Williams is also relying on remarks by the House Speaker on January 3rd, 2019 to the National Assembly that the issues surrounding the no-confidence vote should be settled by a Court. “I must tell you Honourable members that the issues which we now face calls us to look outside of the Parliament to find answers… a full, final and complete settlement of these issues by a Court of competent jurisdiction will place beyond doubt any questions which may exist and serve to give guidance to the Speaker and the National Assembly,” Scotland was quoted as saying.
Meanwhile, Opposition Leader Jagdeo has applied to the High Court to be a party to the proceedings filed by private citizen Compton Reid, challenging the validity of Charrandas Persaud’s vote because he is a Canadian citizen and should not have been even elected to sit in the House and, moreover, vote.
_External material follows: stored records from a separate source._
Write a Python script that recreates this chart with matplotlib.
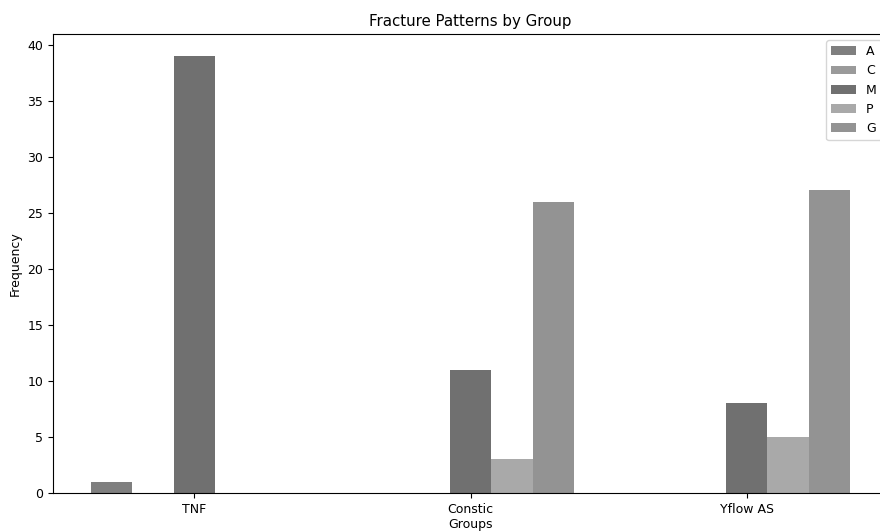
# Grouped bar chart of fracture patterns per group
import numpy as np
import matplotlib.pyplot as plt

groups = ['TNF', 'Constic', 'Yflow AS']
patterns = ['A', 'C', 'M', 'P', 'G']
counts_A = [1, 0, 0]
counts_C = [0, 0, 0]
counts_M = [39, 11, 8]
counts_P = [0, 3, 5]
counts_G = [0, 26, 27]

series = [counts_A, counts_C, counts_M, counts_P, counts_G]
colors = ['#7f7f7f', '#9a9a9a', '#707070', '#a9a9a9', '#939393']

fig = plt.figure(figsize=(8.8, 5.31), dpi=100)
ax = fig.add_axes([0.0602, 0.0716, 0.949, 0.8644])

x = np.arange(len(groups))
width = 0.15
for i, (name, vals) in enumerate(zip(patterns, series)):
    ax.bar(x + (i - 2) * width, vals, width, label=name, color=colors[i])

ax.set_xticks(x)
ax.set_xticklabels(groups, fontsize=9)
ax.tick_params(axis='y', labelsize=9)
ax.set_xlabel('Groups', fontsize=9, labelpad=2)
ax.set_ylabel('Frequency', fontsize=9)
ax.set_title('Fracture Patterns by Group', fontsize=10.8)
ax.legend(loc='upper right', fontsize=9)

fig.savefig('out.png', dpi=100)
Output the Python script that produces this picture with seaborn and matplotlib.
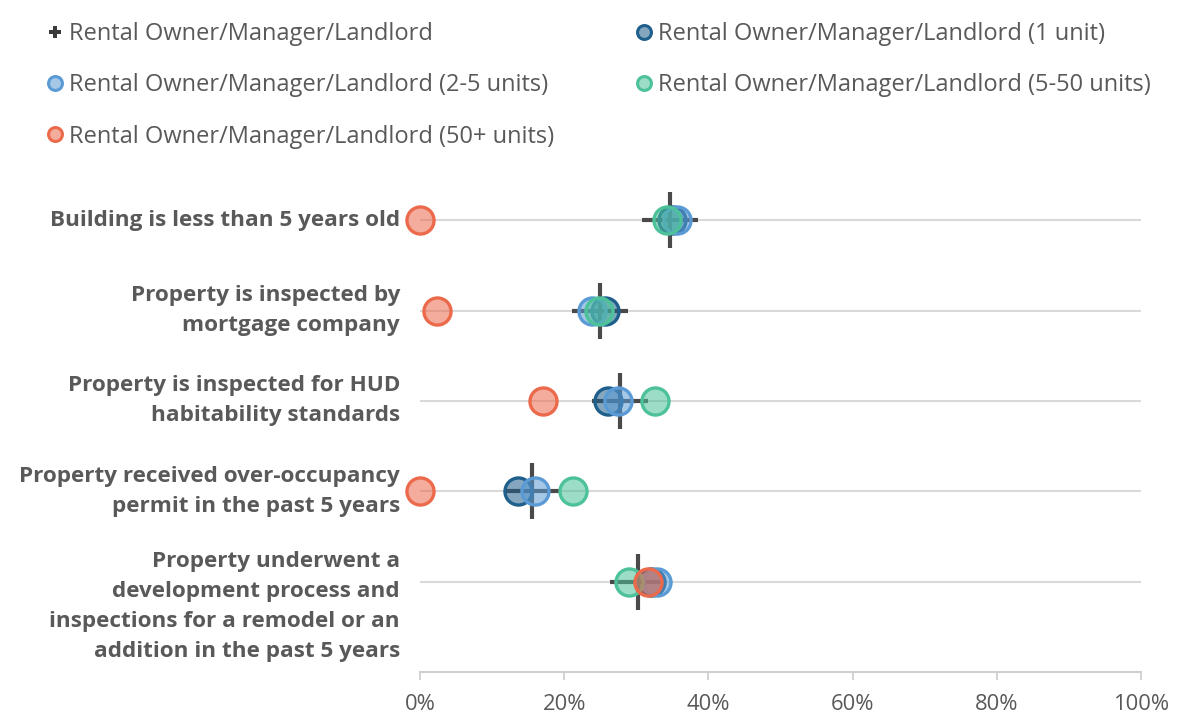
import matplotlib
matplotlib.use("Agg")
import matplotlib.pyplot as plt
import seaborn as sns
import pandas as pd
from matplotlib.lines import Line2D
from matplotlib.colors import to_rgba

categories = [
    "Building is less than 5 years old",
    "Property is inspected by\nmortgage company",
    "Property is inspected for HUD\nhabitability standards",
    "Property received over-occupancy\npermit in the past 5 years",
    "Property underwent a\ndevelopment process and\ninspections for a remodel or an\naddition in the past 5 years",
]
all_landlords = [34.7, 25.0, 27.7, 15.6, 30.2]
units_1 = [35.0, 25.7, 26.1, 13.6, 32.0]
units_2_5 = [35.6, 23.8, 27.4, 16.0, 32.9]
units_5_50 = [34.3, 24.8, 32.6, 21.2, 29.0]
units_50p = [0.0, 2.4, 17.0, 0.0, 31.6]

series_names = [
    "Rental Owner/Manager/Landlord (1 unit)",
    "Rental Owner/Manager/Landlord (2-5 units)",
    "Rental Owner/Manager/Landlord (5-50 units)",
    "Rental Owner/Manager/Landlord (50+ units)",
]
series_vals = [units_1, units_2_5, units_5_50, units_50p]
colors = ["#1f5f8b", "#5b9bd5", "#4cc19a", "#ec6a4c"]
total_name = "Rental Owner/Manager/Landlord"

sns.set_theme(style="white")
plt.rcParams["font.family"] = ["Open Sans", "DejaVu Sans"]
txt = "#595959"

fig = plt.figure(figsize=(11.82, 7.15), dpi=100)
ax = fig.add_axes([420 / 1182, 1 - 672 / 715, (1141 - 420) / 1182, (672 - 175) / 715])

ypos = list(range(len(categories)))
for y in ypos:
    ax.axhline(y, color="#d9d9d9", lw=1.5, zorder=0)

df_tot = pd.DataFrame({"cat": ypos, "val": all_landlords})
sns.scatterplot(data=df_tot, x="val", y="cat", ax=ax, marker="+", s=1600,
                color="#4a4a4a", linewidth=3, zorder=2, legend=False, clip_on=False)

for name, vals, c in zip(series_names, series_vals, colors):
    d = pd.DataFrame({"cat": ypos, "val": vals})
    face = to_rgba(c, 0.55)
    sns.scatterplot(data=d, x="val", y="cat", ax=ax, s=380, color=face,
                    edgecolor=c, linewidth=2.4, zorder=3, legend=False, clip_on=False)

ax.set_xlim(0, 100)
ax.set_ylim(5, -0.5)
ax.set_yticks(ypos)
lab_kw = dict(fontsize=16.2, fontweight="bold", color=txt, linespacing=1.57)
ax.set_yticklabels(categories[:-1] + [""], va="center", **lab_kw)
# the long last label sits lower than its row in the original
ax.annotate(categories[-1], xy=(0, ypos[-1]), xycoords=("axes fraction", "data"),
            xytext=(-14.4, -18), textcoords="offset points", ha="right", va="center",
            annotation_clip=False, **lab_kw)
ax.set_xticks([0, 20, 40, 60, 80, 100])
ax.set_xticklabels(["0%", "20%", "40%", "60%", "80%", "100%"], fontsize=15.8, color=txt)
ax.tick_params(axis="y", length=0, pad=14.4)
ax.tick_params(axis="x", length=6, width=1.3, color="#d0d0d0", pad=10, direction="out",
               bottom=True)
ax.set_xlabel("")
ax.set_ylabel("")
for s in ["top", "right", "left"]:
    ax.spines[s].set_visible(False)
ax.spines["bottom"].set_color("#d0d0d0")
ax.spines["bottom"].set_linewidth(1.5)
ax.set_facecolor("none")

def circ(c):
    return Line2D([], [], marker="o", ls="", markerfacecolor=to_rgba(c, 0.55),
                  markeredgecolor=c, markeredgewidth=2.2, markersize=10)

plus = Line2D([], [], marker="P", ls="", color="#3a3a3a", markersize=8, markeredgewidth=0)
handles = [plus, circ(colors[1]), circ(colors[3]), circ(colors[0]), circ(colors[2])]
labels = [total_name, series_names[1], series_names[3], series_names[0], series_names[2]]
fig.legend(handles, labels, loc="upper left", bbox_to_anchor=(22 / 1182, 1 - 1 / 715),
           ncol=2, frameon=False, fontsize=17, labelcolor=txt, handletextpad=0.1,
           columnspacing=3.3, labelspacing=1.15, handlelength=1.0)

fig.savefig("out.png", dpi=100)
The battery of lawyers, led by Attorney-at-Law Anil Nandlall, on Monday filed an application for Jagdeo to be joined on the matter, because “the main thrust of the proceedings filed” by Reid is to invalidate the no-confidence motion and to ultimately prevent its constitutional consequences” – resignation of the President and Cabinet, calling of general elections in 90 days or having the House extend that period by a two-thirds majority.
Referring to the Attorney General’s remarks that the government had been in the process of filing legal proceedings to challenge the validity of the votes in respect of the no-confidence motion, Jagdeo said because of the parties to those proceedings and the Attorneys-at-Law on record for Reid, he “genuinely fears that there is manifest connivance and collusion in the institution of these proceedings and the Attorney-General would be ready and willing to consent to judgment in a deliberate conspiracy to pervert these legal proceedings in order to nullify the aforesaid No Confidence Motion and its constitutional consequence.”
“It is imperative that the Applicant be permitted to join these proceedings not only to protect its integrity but in order to protect and preserve the will of a majority of the elected members who voted in favour of the said No Confidence Motion and also to protect and preserve the sanctity of proceedings in the National Assembly as well as the Constitution of Guyana,” the court papers state.
Jagdeo’s lawyers said the matter raises not only issues of paramount constitutional and parliamentary significance but also fundamental political issues which may have far reaching implications for national democracy, peace, order and good governance in Guyana.